→ **Work instructions**: Leave out the pictures and set down exactly the lines from the start of the listing through the one with "inner sep=0pt] (title)", both included.

→ **Material**:
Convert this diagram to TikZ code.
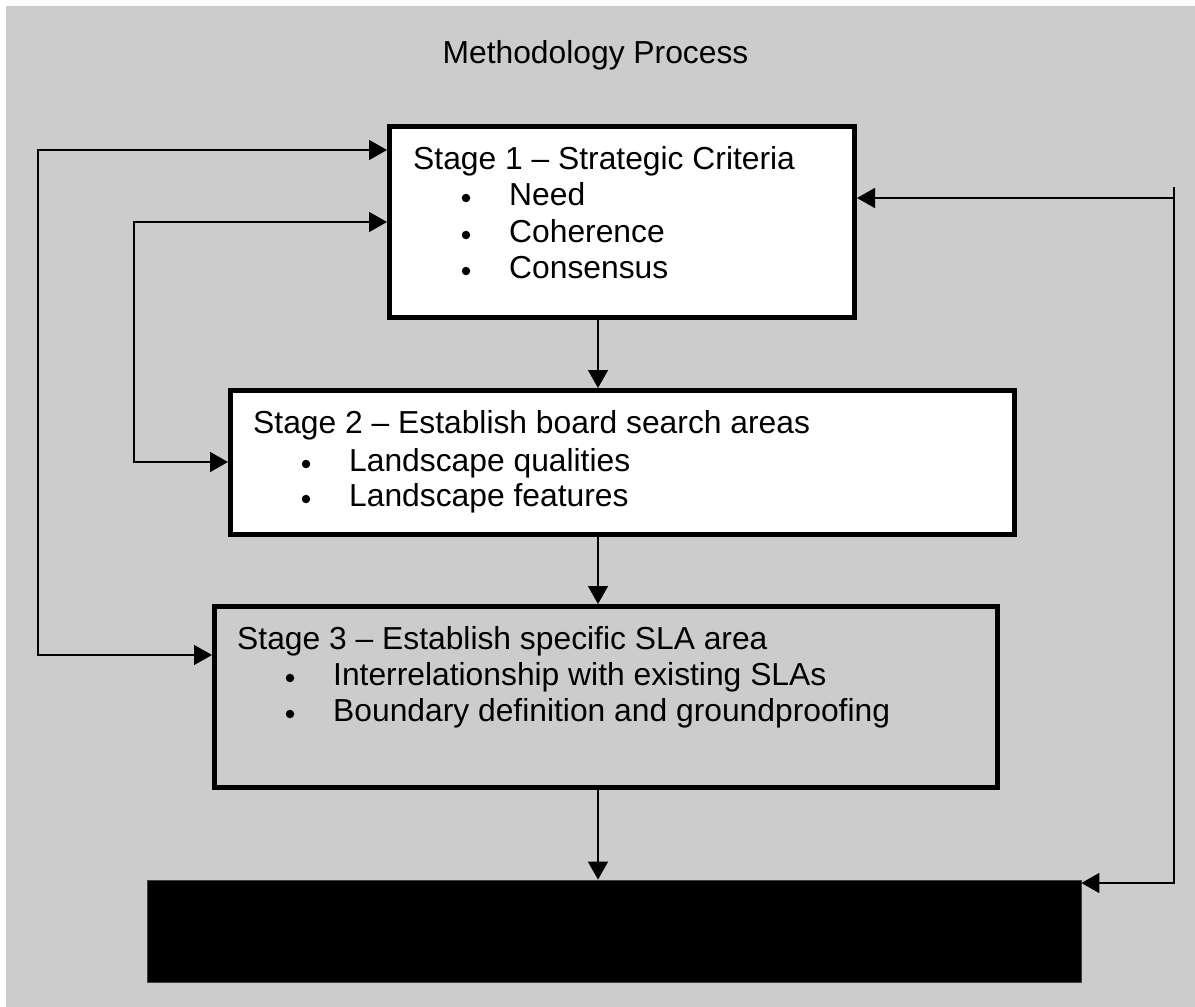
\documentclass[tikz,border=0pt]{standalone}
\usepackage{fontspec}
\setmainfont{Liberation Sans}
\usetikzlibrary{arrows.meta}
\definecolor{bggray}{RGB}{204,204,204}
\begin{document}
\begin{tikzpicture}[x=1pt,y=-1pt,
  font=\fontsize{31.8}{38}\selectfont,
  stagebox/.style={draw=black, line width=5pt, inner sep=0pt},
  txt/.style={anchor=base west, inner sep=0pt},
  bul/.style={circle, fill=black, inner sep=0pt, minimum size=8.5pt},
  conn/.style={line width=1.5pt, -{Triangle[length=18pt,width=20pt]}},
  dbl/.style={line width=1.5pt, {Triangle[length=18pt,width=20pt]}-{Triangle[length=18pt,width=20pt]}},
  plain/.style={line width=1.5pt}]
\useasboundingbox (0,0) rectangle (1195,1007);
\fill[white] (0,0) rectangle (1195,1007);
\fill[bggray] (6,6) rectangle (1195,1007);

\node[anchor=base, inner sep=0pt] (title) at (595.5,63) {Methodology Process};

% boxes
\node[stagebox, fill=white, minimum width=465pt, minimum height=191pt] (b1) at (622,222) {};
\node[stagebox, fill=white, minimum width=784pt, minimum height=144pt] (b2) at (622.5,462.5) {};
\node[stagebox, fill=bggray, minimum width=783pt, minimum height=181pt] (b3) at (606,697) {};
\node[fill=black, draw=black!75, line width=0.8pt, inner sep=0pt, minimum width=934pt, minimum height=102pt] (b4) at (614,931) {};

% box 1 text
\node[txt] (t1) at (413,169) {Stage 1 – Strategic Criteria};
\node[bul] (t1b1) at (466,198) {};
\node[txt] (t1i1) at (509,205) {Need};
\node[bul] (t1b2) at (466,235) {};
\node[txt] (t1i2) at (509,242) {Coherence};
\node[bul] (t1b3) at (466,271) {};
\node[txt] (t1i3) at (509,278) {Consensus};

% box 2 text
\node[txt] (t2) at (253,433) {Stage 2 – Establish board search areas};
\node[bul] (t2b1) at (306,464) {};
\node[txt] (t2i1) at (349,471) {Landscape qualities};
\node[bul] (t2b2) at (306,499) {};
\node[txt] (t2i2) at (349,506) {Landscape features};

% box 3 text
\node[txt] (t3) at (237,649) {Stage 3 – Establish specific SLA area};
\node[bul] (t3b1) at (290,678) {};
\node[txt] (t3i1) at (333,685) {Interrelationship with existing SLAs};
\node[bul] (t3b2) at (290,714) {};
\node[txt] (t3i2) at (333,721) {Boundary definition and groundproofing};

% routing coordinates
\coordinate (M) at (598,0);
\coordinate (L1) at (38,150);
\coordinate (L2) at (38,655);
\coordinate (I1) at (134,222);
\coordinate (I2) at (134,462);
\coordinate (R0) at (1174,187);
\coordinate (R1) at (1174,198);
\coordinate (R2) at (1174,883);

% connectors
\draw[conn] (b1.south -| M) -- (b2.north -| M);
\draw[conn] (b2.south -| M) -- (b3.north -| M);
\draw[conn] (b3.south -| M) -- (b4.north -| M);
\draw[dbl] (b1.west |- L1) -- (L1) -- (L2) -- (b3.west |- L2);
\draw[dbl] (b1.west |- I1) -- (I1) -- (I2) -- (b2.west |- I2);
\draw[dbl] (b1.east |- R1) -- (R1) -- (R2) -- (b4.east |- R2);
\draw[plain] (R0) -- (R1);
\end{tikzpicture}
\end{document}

→ **Output below**:
Convert this diagram to TikZ code.
\documentclass[tikz,border=0pt]{standalone}
\usepackage{fontspec}
\setmainfont{Liberation Sans}
\usetikzlibrary{arrows.meta}
\definecolor{bggray}{RGB}{204,204,204}
\begin{document}
\begin{tikzpicture}[x=1pt,y=-1pt,
  font=\fontsize{31.8}{38}\selectfont,
  stagebox/.style={draw=black, line width=5pt, inner sep=0pt},
  txt/.style={anchor=base west, inner sep=0pt},
  bul/.style={circle, fill=black, inner sep=0pt, minimum size=8.5pt},
  conn/.style={line width=1.5pt, -{Triangle[length=18pt,width=20pt]}},
  dbl/.style={line width=1.5pt, {Triangle[length=18pt,width=20pt]}-{Triangle[length=18pt,width=20pt]}},
  plain/.style={line width=1.5pt}]
\useasboundingbox (0,0) rectangle (1195,1007);
\fill[white] (0,0) rectangle (1195,1007);
\fill[bggray] (6,6) rectangle (1195,1007);

\node[anchor=base, inner sep=0pt] (title) at (595.5,63) {Methodology Process};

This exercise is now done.